La vendetta è stata compiuta. Ma ciò che lascia nell'anima della contesa è una grandissima sofferenza con forza motrice doppia: quella per aver amato un uomo che non la meritava e quella per aver distrutto l'unico uomo che ella abbia mai amato!
Cosa rimane alla contessa? L'ossessione per la scrittura.
La scena dello spettacolo era a dir poco lugubre, con tre fantocci monacali mummificati sul fondo e sui lati della scena, un giaciglio con lenzuola bianche sulla sinistra ed uno scrittoio apparentemente vecchio ed ammuffito, il cui unico elemento femminile era un vasetto con un fiore rosso, sulla destra: quasi un ambiente lugubre medievale.
Il vestito indossato dall’attrice era una semplice vestaglia azzurra sopra ad una tunica grigia: certo un abbigliamento poco consono ad una contessa, ma daltronde si adattava al resto della lugubre scenografia ed anche al testo della pièce (ambientato nei tristi anni '40) ed allo stile di recitazione "antico" e "sofferto" di Isabella Giannone.

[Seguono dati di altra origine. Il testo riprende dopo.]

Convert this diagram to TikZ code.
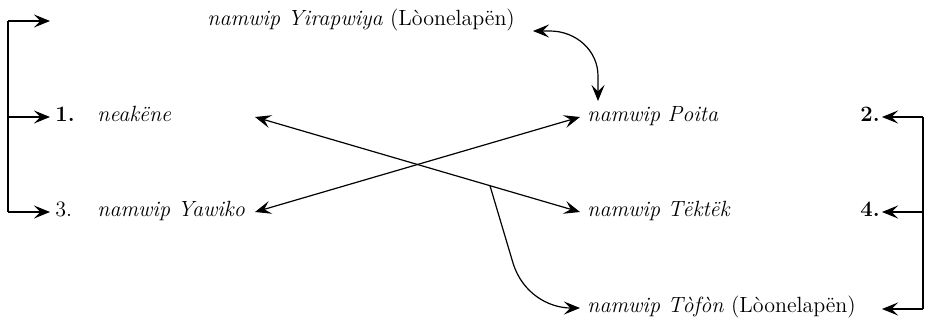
\documentclass[tikz,border=0pt]{standalone}
\usetikzlibrary{arrows.meta}
\begin{document}
\begin{tikzpicture}[x=0.5pt,y=-0.5pt,
  lbl/.style={anchor=mid west, inner sep=0pt, font=\fontsize{11}{13}\selectfont},
  ln/.style={line width=0.6pt},
  conn/.style={line width=0.6pt, -{Stealth[length=8pt,width=6.5pt,inset=3.2pt]}},
  both/.style={line width=0.6pt, {Stealth[length=8pt,width=6.5pt,inset=3.2pt]}-{Stealth[length=8pt,width=6.5pt,inset=3.2pt]}}]
\useasboundingbox (0,0) rectangle (927,321);
% text nodes
\node[lbl] (yir) at (207,21) {\textit{namwip Yirapwiya} (Lòonelapën)};
\node[lbl] (one) at (55,117) {\textbf{1.}};
\node[lbl] (nea) at (97,117) {\textit{neakëne}};
\node[lbl] (three) at (55,212) {3.};
\node[lbl] (yaw) at (97,212) {\textit{namwip Yawiko}};
\node[lbl] (poi) at (587,117) {\textit{namwip Poita}};
\node[lbl] (tek) at (587,212) {\textit{namwip Tëktëk}};
\node[lbl] (tof) at (587,308) {\textit{namwip Tòfòn} (Lòonelapën)};
\node[lbl] (two) at (860,117) {\textbf{2.}};
\node[lbl] (four) at (860,212) {\textbf{4.}};
% left bracket
\coordinate (Ltop) at (8,21);
\coordinate (L1) at (8,117);
\coordinate (L3) at (8,212);
\coordinate (Ttop) at (50,21);
\coordinate (T1) at (50,117);
\coordinate (T3) at (50,212);
\draw[ln] (Ltop) -- (L3);
\draw[conn] (Ltop) -- (Ttop);
\draw[conn] (L1) -- (T1);
\draw[conn] (L3) -- (T3);
% right bracket
\coordinate (R2) at (923,117);
\coordinate (R4) at (923,212);
\coordinate (R6) at (923,309);
\coordinate (S2) at (882,117);
\coordinate (S4) at (882,212);
\coordinate (S6) at (882,309);
\draw[ln] (R2) -- (R6);
\draw[conn] (R2) -- (S2);
\draw[conn] (R4) -- (S4);
\draw[conn] (R6) -- (S6);
% crossing lines
\coordinate (nkA) at (255,117);
\coordinate (tkA) at (580,212);
\coordinate (ywA) at (255,212);
\coordinate (poA) at (580,117);
\coordinate (tfA) at (580,308);
\draw[both] (nkA) -- (tkA);
\draw[both] (ywA) -- (poA);
\path (nkA) -- (tkA) coordinate[pos=0.723] (br);
\coordinate (bend) at (513,263);
\draw[conn] (br) -- (bend) to[out=-73,in=180] (tfA);
% curved arrow top
\coordinate (yA) at (533,31);
\coordinate (yB) at (550,31);
\coordinate (pB) at (598,76);
\coordinate (pA) at (598,101);
\draw[both] (yA) -- (yB) to[out=0,in=90] (pB) -- (pA);
\end{tikzpicture}
\end{document}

Come se non bastasse, tutto il monologo è stato accompagnato da musiche e vocalizzi lugubri di sottofondo, persino la prima canzone della pièce era un canto gregoriano!
Insomma, non era né un Grand Guignol né una forma di rievocazione delle pene medievale, ma ne aveva entrambe le forme!
Lodevole è stata l'interpretazione che l'attrice Isabella Giannove ha dato della contessa, sia nell'intonazione della voce, che variava, in base alle tristezze da raccontare, che nei movimenti sul palcoscenico, che rappresentavano i luoghi della sua storia d’amore.
Certo si avvertiva in lei un qualche accento romano, ma la sua recitazione è stata talmente "alta" e “sentita” che l’inflessione non era di molto disturbo.
L'intonazione della voce è stata a dir poco magistrale. Non era un tipo di recitazione naturale come siamo abituati a sentir recitare gli attori al giorno d’oggi (quasi con un tono da tutti i giorni), ma nonostante i toni evocativi ora più, ora meno sofferti (quasi un vero pianto), e forse soprattutto per quelli, aveva la recitazione aveva un sapore volutamente retrò, un non so che di decadente-crepuscolare, proprio come si racconta che erano gli attori tragici a cavallo tra l'Ottocento ed i primi del Novecento. E questo particolare ha reso curioso lo spettacolo, nel senso di non consueto, da brivido.
Quindi tutto (nello spettacolo) aveva un sapore antico: le scene, i costumi, la recitazione, le musiche.
I gesti ed i movimenti dell'attrice erano misurati. I gesti erano, come da clichè attoriale moderno, quasi nulli. I movimenti, invece, essenziali, tra le varie "location" dello spettacolo sul palcoscenico, non lasciavano mai presagire quello che avrebbe fatto, dove sarebbe andata; non erano bruschi, ma dolci e convinti, quindi attraenti. In pratica, da sola, Isabella Giannone ha "riempito" il palcoscenico, come solo i veri e grandi attori sanno fare. Davvero una forma di armonia tra corpo e voce!
Davvero un plauso va fatto ad Isabella Giannone per quest'interpretazione.
Certo gli amanti delle pièce comiche, d'amore o contemporanee si troverebbero spiazzati davanti ad un simile spettacolo, lugubre e antico, con toni da noir psicologico; ma la notevole completezza di Senso, benchè sia uno spettacolo insolito al giorno d'oggi, va notata.